[Rows from a dataset of charts and code]
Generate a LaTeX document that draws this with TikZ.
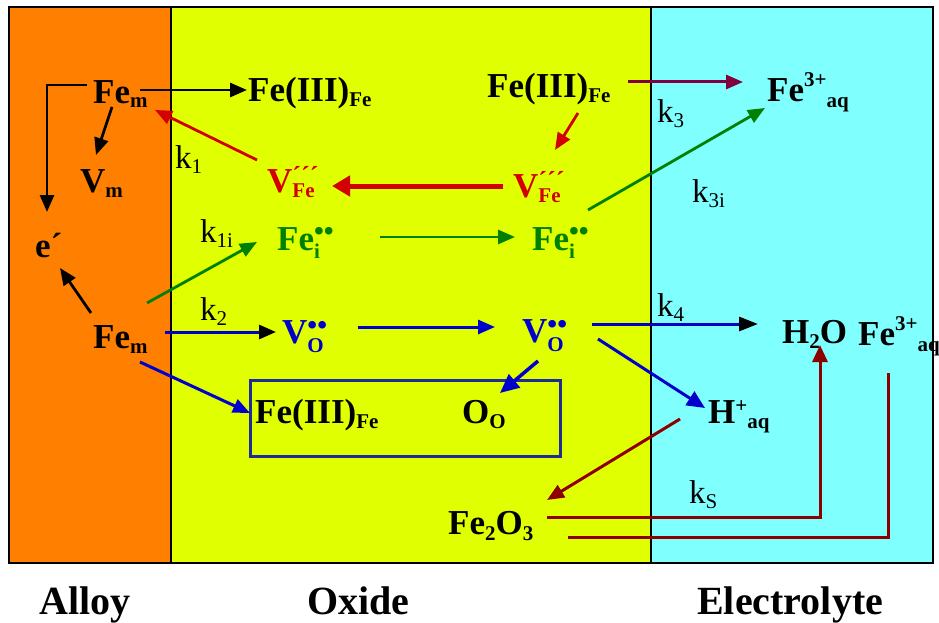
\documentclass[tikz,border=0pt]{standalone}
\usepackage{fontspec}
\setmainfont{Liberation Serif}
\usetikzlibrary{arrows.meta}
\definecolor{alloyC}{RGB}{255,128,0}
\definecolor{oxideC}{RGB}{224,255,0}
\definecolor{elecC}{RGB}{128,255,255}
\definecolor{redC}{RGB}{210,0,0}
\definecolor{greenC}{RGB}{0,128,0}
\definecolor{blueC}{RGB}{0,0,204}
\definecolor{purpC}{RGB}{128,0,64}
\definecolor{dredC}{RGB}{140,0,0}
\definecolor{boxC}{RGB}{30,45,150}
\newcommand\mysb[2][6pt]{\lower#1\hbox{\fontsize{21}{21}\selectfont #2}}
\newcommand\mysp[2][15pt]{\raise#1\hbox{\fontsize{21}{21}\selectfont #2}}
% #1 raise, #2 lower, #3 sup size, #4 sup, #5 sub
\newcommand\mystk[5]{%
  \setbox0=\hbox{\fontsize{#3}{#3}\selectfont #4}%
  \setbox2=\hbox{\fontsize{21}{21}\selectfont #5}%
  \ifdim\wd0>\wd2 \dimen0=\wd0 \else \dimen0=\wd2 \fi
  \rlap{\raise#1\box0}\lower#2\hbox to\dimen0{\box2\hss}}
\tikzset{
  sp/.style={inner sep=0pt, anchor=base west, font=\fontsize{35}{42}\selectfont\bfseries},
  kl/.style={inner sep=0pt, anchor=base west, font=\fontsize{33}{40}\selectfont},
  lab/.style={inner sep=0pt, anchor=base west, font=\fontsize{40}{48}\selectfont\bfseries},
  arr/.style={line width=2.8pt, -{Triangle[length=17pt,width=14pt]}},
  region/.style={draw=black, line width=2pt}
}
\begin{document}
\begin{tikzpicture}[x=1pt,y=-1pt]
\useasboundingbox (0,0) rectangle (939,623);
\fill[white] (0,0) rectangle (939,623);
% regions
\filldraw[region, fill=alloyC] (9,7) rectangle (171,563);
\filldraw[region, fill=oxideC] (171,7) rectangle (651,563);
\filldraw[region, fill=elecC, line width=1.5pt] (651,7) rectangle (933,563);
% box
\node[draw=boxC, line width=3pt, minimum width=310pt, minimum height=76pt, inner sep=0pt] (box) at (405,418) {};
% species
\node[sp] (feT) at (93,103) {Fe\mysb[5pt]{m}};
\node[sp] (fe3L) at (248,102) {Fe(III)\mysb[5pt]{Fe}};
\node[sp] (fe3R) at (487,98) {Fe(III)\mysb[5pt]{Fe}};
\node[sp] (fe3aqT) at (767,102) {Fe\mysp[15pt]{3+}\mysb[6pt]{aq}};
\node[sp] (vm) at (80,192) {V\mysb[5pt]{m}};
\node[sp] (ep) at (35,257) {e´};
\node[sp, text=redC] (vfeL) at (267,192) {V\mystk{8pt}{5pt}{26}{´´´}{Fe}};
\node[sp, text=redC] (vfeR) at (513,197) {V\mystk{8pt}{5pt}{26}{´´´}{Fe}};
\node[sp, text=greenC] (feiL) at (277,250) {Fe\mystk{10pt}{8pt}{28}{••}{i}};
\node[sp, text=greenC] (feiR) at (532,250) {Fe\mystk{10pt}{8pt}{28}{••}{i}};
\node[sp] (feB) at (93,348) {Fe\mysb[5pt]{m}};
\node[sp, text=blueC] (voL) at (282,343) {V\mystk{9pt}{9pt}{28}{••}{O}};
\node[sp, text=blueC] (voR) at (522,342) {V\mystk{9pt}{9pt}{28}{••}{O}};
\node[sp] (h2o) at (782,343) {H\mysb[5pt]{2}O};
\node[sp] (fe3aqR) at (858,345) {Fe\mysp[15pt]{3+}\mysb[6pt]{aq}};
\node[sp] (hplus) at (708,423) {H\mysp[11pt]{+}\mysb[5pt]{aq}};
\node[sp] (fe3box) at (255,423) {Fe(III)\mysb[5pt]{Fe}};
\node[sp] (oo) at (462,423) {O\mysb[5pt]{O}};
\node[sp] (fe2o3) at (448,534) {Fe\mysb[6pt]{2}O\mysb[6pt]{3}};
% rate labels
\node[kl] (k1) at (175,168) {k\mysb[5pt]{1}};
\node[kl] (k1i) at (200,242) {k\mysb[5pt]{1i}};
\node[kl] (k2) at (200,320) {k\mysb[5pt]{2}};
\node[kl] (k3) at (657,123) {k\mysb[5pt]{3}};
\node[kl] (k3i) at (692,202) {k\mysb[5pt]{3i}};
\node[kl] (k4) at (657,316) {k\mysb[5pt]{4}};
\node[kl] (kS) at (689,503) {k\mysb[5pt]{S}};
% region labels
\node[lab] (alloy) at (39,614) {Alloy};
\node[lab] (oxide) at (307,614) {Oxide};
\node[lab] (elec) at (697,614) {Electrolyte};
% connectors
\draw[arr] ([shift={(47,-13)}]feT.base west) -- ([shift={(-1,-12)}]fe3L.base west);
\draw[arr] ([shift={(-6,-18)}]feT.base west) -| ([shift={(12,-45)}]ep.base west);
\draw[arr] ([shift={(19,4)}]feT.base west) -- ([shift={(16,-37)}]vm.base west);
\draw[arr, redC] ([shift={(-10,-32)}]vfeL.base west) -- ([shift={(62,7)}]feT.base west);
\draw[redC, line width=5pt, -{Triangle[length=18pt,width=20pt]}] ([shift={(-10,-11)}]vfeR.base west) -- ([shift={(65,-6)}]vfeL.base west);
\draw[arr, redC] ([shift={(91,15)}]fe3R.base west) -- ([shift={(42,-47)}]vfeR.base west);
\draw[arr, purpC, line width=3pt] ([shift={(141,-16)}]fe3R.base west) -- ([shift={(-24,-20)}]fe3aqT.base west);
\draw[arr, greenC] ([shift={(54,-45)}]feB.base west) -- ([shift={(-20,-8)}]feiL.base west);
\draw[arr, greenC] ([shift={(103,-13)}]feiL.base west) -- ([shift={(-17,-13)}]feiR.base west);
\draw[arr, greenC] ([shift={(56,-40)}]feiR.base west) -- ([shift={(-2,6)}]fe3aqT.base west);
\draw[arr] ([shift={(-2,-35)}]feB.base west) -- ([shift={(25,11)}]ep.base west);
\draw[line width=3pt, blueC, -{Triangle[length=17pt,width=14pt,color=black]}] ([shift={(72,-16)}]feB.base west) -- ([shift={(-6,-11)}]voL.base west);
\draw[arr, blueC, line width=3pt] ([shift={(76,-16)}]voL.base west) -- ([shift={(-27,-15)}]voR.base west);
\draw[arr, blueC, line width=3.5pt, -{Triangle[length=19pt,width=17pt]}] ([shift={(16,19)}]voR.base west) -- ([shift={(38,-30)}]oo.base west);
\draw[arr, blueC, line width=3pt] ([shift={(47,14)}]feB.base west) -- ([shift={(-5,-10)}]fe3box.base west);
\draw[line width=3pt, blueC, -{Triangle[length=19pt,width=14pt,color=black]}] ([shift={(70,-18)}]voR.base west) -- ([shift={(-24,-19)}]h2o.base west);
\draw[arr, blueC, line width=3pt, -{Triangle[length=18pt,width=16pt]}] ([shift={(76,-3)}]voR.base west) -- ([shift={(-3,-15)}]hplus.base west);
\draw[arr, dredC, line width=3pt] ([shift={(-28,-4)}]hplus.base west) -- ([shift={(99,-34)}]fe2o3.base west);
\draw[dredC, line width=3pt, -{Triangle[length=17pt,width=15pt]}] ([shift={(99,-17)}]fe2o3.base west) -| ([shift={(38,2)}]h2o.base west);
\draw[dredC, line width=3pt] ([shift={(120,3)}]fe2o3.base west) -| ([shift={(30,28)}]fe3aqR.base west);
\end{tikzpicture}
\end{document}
--
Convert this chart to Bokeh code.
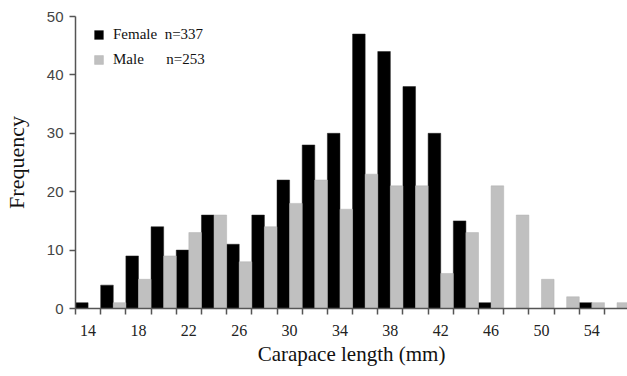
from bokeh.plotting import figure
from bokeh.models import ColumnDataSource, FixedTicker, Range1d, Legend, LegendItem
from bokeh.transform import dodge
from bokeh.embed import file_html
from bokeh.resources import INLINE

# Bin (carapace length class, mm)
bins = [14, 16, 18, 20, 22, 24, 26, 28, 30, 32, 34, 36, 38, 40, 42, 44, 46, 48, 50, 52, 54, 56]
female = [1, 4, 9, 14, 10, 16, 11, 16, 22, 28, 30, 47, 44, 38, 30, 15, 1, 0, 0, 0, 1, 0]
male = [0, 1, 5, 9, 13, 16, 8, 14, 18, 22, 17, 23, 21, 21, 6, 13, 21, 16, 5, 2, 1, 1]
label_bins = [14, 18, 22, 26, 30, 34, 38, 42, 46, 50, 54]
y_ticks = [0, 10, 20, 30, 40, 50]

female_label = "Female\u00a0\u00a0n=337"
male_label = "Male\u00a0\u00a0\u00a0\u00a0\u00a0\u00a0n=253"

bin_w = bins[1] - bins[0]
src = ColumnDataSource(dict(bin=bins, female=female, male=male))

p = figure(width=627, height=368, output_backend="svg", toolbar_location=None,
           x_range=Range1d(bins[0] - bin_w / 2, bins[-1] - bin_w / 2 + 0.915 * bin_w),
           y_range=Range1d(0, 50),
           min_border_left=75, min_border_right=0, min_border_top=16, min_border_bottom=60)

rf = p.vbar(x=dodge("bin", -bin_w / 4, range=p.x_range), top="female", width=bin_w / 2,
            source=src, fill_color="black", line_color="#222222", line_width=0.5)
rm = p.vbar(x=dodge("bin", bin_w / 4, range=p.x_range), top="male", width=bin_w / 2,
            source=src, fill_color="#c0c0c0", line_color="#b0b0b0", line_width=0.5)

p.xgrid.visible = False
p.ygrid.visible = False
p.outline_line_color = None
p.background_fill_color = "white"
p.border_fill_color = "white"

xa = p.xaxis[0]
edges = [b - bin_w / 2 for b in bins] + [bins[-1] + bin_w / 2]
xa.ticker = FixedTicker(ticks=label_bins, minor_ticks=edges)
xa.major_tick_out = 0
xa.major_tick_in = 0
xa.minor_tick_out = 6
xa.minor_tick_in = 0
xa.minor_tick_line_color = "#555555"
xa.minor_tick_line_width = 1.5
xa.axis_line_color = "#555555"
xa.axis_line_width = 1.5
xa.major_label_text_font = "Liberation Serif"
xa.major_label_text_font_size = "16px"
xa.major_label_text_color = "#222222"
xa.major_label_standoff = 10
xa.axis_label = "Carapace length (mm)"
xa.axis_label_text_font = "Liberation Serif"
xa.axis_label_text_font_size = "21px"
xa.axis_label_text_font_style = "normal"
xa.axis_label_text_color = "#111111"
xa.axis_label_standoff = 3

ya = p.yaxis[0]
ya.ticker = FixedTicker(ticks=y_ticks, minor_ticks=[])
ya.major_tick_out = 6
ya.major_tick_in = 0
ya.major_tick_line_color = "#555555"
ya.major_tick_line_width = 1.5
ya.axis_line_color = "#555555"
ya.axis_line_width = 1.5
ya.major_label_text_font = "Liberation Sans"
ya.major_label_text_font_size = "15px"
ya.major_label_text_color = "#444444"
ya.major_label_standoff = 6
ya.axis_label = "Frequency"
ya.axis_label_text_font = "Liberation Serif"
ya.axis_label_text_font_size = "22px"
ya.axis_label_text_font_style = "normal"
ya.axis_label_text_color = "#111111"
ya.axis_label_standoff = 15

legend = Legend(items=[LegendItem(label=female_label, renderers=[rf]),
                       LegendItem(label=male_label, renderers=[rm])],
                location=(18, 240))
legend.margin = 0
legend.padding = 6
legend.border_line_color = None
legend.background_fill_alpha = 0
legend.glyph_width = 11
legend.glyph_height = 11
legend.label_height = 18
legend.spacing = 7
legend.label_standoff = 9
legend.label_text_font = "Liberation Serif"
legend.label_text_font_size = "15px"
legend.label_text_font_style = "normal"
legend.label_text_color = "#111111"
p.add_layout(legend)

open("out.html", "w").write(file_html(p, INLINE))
...
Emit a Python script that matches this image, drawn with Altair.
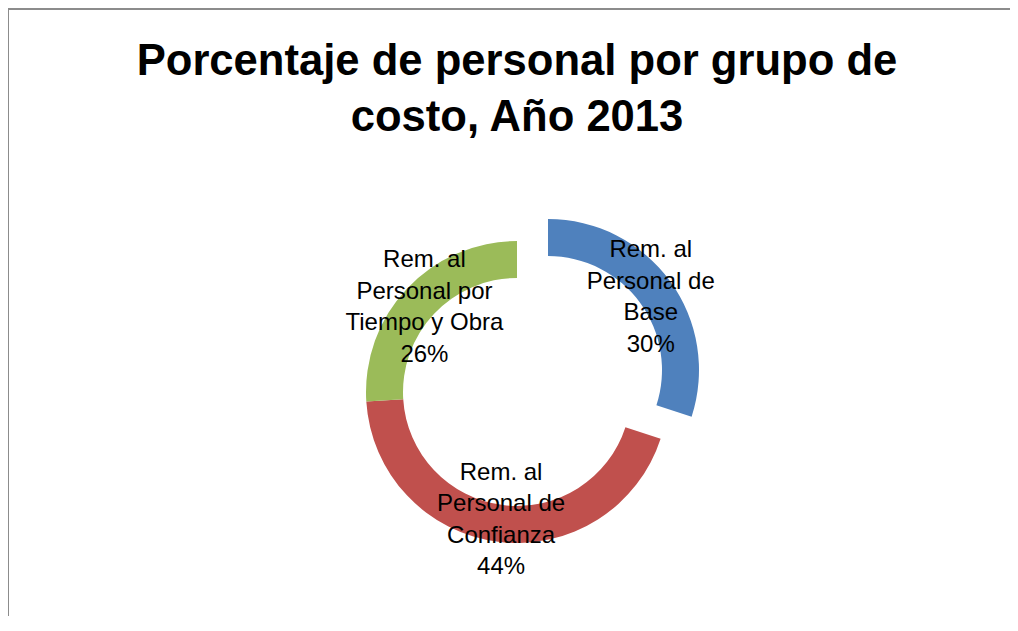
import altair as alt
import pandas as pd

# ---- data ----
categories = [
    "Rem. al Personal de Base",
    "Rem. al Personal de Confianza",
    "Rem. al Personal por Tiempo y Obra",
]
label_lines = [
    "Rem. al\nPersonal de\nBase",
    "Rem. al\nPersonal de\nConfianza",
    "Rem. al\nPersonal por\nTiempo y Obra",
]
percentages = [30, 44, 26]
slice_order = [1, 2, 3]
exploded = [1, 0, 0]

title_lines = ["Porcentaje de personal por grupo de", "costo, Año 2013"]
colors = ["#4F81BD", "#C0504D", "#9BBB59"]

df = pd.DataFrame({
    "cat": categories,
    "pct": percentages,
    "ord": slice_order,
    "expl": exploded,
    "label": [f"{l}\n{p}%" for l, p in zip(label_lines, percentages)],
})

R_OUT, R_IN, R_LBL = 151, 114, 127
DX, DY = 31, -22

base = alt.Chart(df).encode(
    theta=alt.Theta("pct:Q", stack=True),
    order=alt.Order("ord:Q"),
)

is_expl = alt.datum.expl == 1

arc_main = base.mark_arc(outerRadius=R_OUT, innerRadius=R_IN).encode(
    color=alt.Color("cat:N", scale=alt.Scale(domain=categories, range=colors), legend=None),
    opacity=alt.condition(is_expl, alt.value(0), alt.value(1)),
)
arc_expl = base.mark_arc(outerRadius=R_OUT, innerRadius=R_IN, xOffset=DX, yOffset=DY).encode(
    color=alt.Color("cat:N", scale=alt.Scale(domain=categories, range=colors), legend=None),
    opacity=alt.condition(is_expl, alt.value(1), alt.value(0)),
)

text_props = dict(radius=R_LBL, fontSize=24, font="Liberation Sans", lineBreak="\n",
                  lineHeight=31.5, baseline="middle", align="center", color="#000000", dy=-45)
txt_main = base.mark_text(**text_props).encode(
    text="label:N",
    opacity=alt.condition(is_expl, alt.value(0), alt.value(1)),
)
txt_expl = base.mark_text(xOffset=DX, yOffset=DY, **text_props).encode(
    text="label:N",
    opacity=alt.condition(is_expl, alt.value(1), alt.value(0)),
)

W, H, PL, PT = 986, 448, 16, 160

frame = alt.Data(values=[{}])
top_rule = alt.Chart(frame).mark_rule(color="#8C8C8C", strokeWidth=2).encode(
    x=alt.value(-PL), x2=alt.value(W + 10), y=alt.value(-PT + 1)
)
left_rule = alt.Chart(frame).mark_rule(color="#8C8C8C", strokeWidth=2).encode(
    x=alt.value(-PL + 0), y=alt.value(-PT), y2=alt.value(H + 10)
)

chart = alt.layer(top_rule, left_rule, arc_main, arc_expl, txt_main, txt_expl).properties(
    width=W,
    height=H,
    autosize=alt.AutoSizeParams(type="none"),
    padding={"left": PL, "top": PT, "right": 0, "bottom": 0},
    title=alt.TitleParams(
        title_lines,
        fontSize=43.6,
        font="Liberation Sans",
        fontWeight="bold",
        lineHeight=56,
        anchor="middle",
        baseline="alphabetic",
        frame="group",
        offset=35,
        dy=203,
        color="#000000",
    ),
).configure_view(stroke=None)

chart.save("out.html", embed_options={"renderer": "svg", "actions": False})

__WRITTEN TASK__
Starting at the line containing "Convert this chart to Bokeh code." and ending at the line containing "from bokeh.resources import INLINE", copy those lines exactly, both included, and nothing more. Leave out any picture.

__EXERCISE SOLUTION__
Convert this chart to Bokeh code.
from bokeh.plotting import figure
from bokeh.models import ColumnDataSource, FixedTicker, Range1d, Legend, LegendItem
from bokeh.transform import dodge
from bokeh.embed import file_html
from bokeh.resources import INLINE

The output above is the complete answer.